Originally Posted by AustinJerry
Your comment got me interested. As a subscriber to Widescreen Review, which publishes in-depth articles on shows like CES and Cedia, I accessed the two issues with these reviews. Neither WSR Feb 2017 (CES Review) or WSR Nov 2017 (Cedia Review) had any announcement of a stand-alone Darbee Vision that supports 4K. In the CES review, I found only this reference in the Oppo section: "There is no information released by OPPO (that I could find) that discusses UHD disc player models with DVP, so adding these models later is still speculation. [Editor’s note: OPPO does plan DVP version introductions in the CEDIA Expo September 2017 timeframe.] The Cedia review makes no mention of Darbee Vision at all.
Where did you get your information? Can you provide a link?
Originally Posted by joshbrown1987
Originally Posted by cdnscg
I fear we may never see a 4K compatible Darbee. We are now heavily into this format, with 8K around the corner. If they were able, or going, to launch something, I think we would have seen it by now. Too bad because I really like my Darblet.
In some of my previous posts in this thread (do a search with my username and you'll find them) I've provided links to show that they did indeed have working 4K versions of DVP (some in CE TV models) but very little info beyond that. Mostly I feel it was a resolution only version. As in just a more powerful processor to handle more pixels.
But, I've come to consider that there are 5 major factors that are hindering the release of 4K Darbee. Or, will flat out prevent it from ever occurring. Of which, the latter I'm suspecting will prevail as I'll get into. So let's take a look at the state of affairs and I welcome other's input as well.
HDMI 2.1: Let's start with the obvious. HDMI 2.1 has been known about and expected for some time. However, in it's infancy, it will be extremely cost prohibitive to put into products that originally sold for <$300. The original Darbee was somewhat future proof for 1080p since there really wasn't that much change for a while when it was introduced in the early-mid 2012 time-frame. But now with the ever changing specs of HDMI and adding features, it's a lot more complicated and a mess. And it'll be at least a year to go through the testing stages and wait for price of the chips to come down. If they want to try and mak it somewhat future proof again, they'll have to make it HDMI 2.1 compatible.

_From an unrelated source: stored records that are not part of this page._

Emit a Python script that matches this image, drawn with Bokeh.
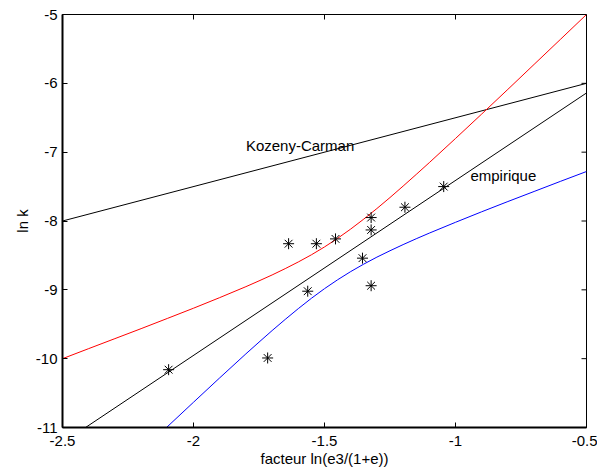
import math
from bokeh.plotting import figure
from bokeh.models import Range1d, FixedTicker, ColumnDataSource
from bokeh.core.properties import value
from bokeh.embed import file_html
from bokeh.resources import INLINE

# ---- data ----
obs_x = [-2.095, -1.717, -1.637, -1.531, -1.458, -1.322, -1.322, -1.355, -1.322, -1.564, -1.193, -1.045]
obs_y = [-10.16, -9.99, -8.33, -8.33, -8.26, -7.95, -8.13, -8.54, -8.94, -9.02, -7.80, -7.50]

emp_x = [-2.412, -0.5]
emp_y = [-11.0, -6.14]

kc_x = [-2.5, -0.5]
kc_y = [-8.0, -6.0]

upper_x = [-2.5, -2.4, -2.3, -2.2, -2.1, -2.0, -1.9, -1.8, -1.75, -1.7, -1.65, -1.6, -1.55, -1.5,
           -1.45, -1.4, -1.35, -1.3, -1.25, -1.2, -1.15, -1.1, -1.0, -0.9, -0.8, -0.7, -0.6, -0.5]
upper_y = [-10.00, -9.854, -9.709, -9.564, -9.416, -9.267, -9.113, -8.954, -8.870, -8.784, -8.692,
           -8.595, -8.491, -8.377, -8.252, -8.117, -7.972, -7.819, -7.659, -7.493, -7.324, -7.152,
           -6.801, -6.446, -6.087, -5.725, -5.363, -5.00]

lower_x = [-2.103, -2.0, -1.9, -1.8, -1.75, -1.7, -1.65, -1.6, -1.55, -1.5, -1.45, -1.4, -1.35,
           -1.3, -1.25, -1.2, -1.15, -1.1, -1.0, -0.9, -0.8, -0.7, -0.6, -0.5]
lower_y = [-11.0, -10.633, -10.279, -9.930, -9.760, -9.592, -9.430, -9.273, -9.123, -8.983, -8.854,
           -8.735, -8.626, -8.525, -8.432, -8.343, -8.258, -8.176, -8.019, -7.866, -7.717, -7.571,
           -7.425, -7.281]

label_x = [-1.80, -0.943]
label_y = [-6.91, -7.34]
label_text = ["Kozeny-Carman", "empirique"]

x_ticks = [-2.5, -2.0, -1.5, -1.0, -0.5]
x_tick_labels = ["-2.5", "-2", "-1.5", "-1", "-0.5"]
y_ticks = [-11, -10, -9, -8, -7, -6, -5]
y_tick_labels = ["-11", "-10", "-9", "-8", "-7", "-6", "-5"]

x_min, x_max = -2.5, -0.5
y_min, y_max = -11, -5

x_title = "facteur ln(e3/(1+e))"
y_title = "ln k"

FONT = "Liberation Sans"

p = figure(width=597, height=472, output_backend="svg", toolbar_location=None,
           x_range=Range1d(x_min, x_max), y_range=Range1d(y_min, y_max),
           min_border_left=62, min_border_right=11, min_border_top=14, min_border_bottom=45,
           background_fill_color="white", border_fill_color="white")
p.grid.visible = False
p.outline_line_color = "black"
p.outline_line_width = 1

# data series
p.line(kc_x, kc_y, line_color="black", line_width=1)
p.line(emp_x, emp_y, line_color="black", line_width=1)
p.line(upper_x, upper_y, line_color="#ff0000", line_width=1)
p.line(lower_x, lower_y, line_color="#0000ff", line_width=1)
p.scatter(obs_x, obs_y, marker="asterisk", size=11, line_color="black", line_width=1)

src = ColumnDataSource(dict(x=label_x, y=label_y, t=label_text))
p.text(x="x", y="y", text="t", source=src, text_font=value(FONT), text_font_size="15px",
       text_color="black", text_align="left", text_baseline="middle")

# inward ticks on the top and right edges of the box (outer half clipped by the frame)
p.scatter(x_ticks, [y_max] * len(x_ticks), marker="dash", angle=math.pi / 2, size=10,
          line_color="black", line_width=1)
p.scatter([x_max] * len(y_ticks), y_ticks, marker="dash", size=10,
          line_color="black", line_width=1)

def style_axis(ax, ticks, labels):
    ax.ticker = FixedTicker(ticks=ticks)
    ax.major_label_overrides = {t: s for t, s in zip(ticks, labels)}
    ax.minor_tick_line_color = None
    ax.major_tick_in = 5
    ax.major_tick_out = 0
    ax.major_tick_line_color = "black"
    ax.axis_line_color = "black"
    ax.axis_line_width = 2
    ax.major_label_text_font = FONT
    ax.major_label_text_color = "black"
    ax.major_label_text_font_size = "15px"
    ax.axis_label_text_font = FONT
    ax.axis_label_text_font_size = "15px"
    ax.axis_label_text_font_style = "normal"
    ax.axis_label_text_color = "black"

xa = p.xaxis[0]
style_axis(xa, x_ticks, x_tick_labels)
xa.major_label_standoff = 8
xa.axis_label = x_title
xa.axis_label_standoff = 1

ya = p.yaxis[0]
style_axis(ya, y_ticks, y_tick_labels)
ya.major_label_standoff = 5
ya.axis_label = y_title
ya.axis_label_standoff = 2

open("out.html", "w").write(file_html(p, INLINE))
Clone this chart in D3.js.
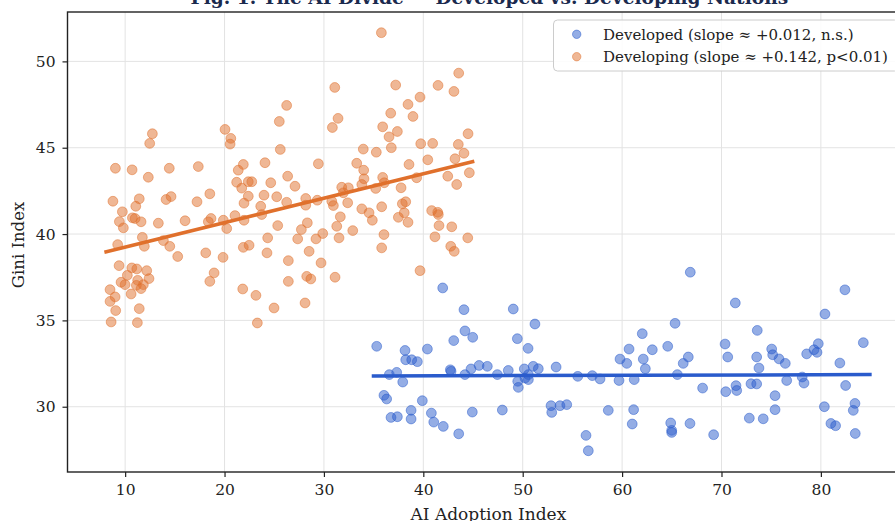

HDR: Somewhat tied to HDMI, it's a mess. And now there's multiple types of HDR in the wild or planned for. To make one unit capable of handling all that will take some time to and R&D. And, lots of extra processing power, which means a higher cost. Also, they'll need actual content to test on. That means with HDR10+ and HLG and whatever else that's coming, it will be sometime before that happens. Now they could release a DV/HDR10 version now and then FW upgrade it later, but then just then adds even more cost and complexity to the unit adding software to handle internet connections and an ethernet port or Wi-Fi chip.
IP: It's been talked about for some time that they wanted to get away from OEM production and having a stand-alone unit. Intellectual Property rights and licensing the tech is a lucrative business model. Let someone else who has the resources and experience (ie the bigger players like Samsung) do some of the leg work to get it to play nicely with HDMI, add those internet connections, have a powerful processor and bring the costs down via economies of scale. The problem is, since Darbee first came out nearly 6 years ago, many of those bigger players saw what extra processing and image enhancement can do and started to work on their own versions. Look at the Sony X1E processor as a prime example. Maybe you'll see some other not so big but still relevant players, like Oppo or Optoma again, come in a license it. But I'm doubtful there. And here's why.
Perceived Benefit: Is there any actual improvement that can be made using their technology to the 4K format? 4K isn't just pixels, there's higher bit-depth, WCG, HDR, etc. These are some substantial improvements. Will Darbee be able to further improve upon them? A tangible and visible effect that's not just on paper? And not only that, what it the cost/benefit of that improvement? This brings me to the money side of things.
Cash Flow/Income: I can guarantee sales of Darbee products have been dwindling commensurate with the growth of 4K. This means they have less money to pump into R&D. One of the first signs of a failing business is when money stops being spent on R&D. Many examples of this in the CE arena. With less capital available to be spent on developing a 4K version, the odds decrease drastically that we'll ever see one, at least for the home user.
Taking all that into account, I'm starting to believe we'll never see a 4K version, as I said before, for the home user. Maybe they do have the finances and time to continue to develop it. But if so, it seems like it likely would initially cost much more than what it went for with the 1080p version for a OEM stand alone unit. My guess is somewhere north of $500 when you factor in what it will take to bring to market. That makes it more of a commercial grade product. And perhaps they will shift this business model to the high-end niche, cinemas and post-production markets. If that's the case, maybe we could see the tech trickle down into the consumer market, but that would take 3-5 years on top of however long we still have to wait for it to be released to pro-market.
Or, maybe I'm wrong. Which I hope to be. I loved the Darblet and now have had to take it out of the chain as I've moved onto 4K. As always, time will tell.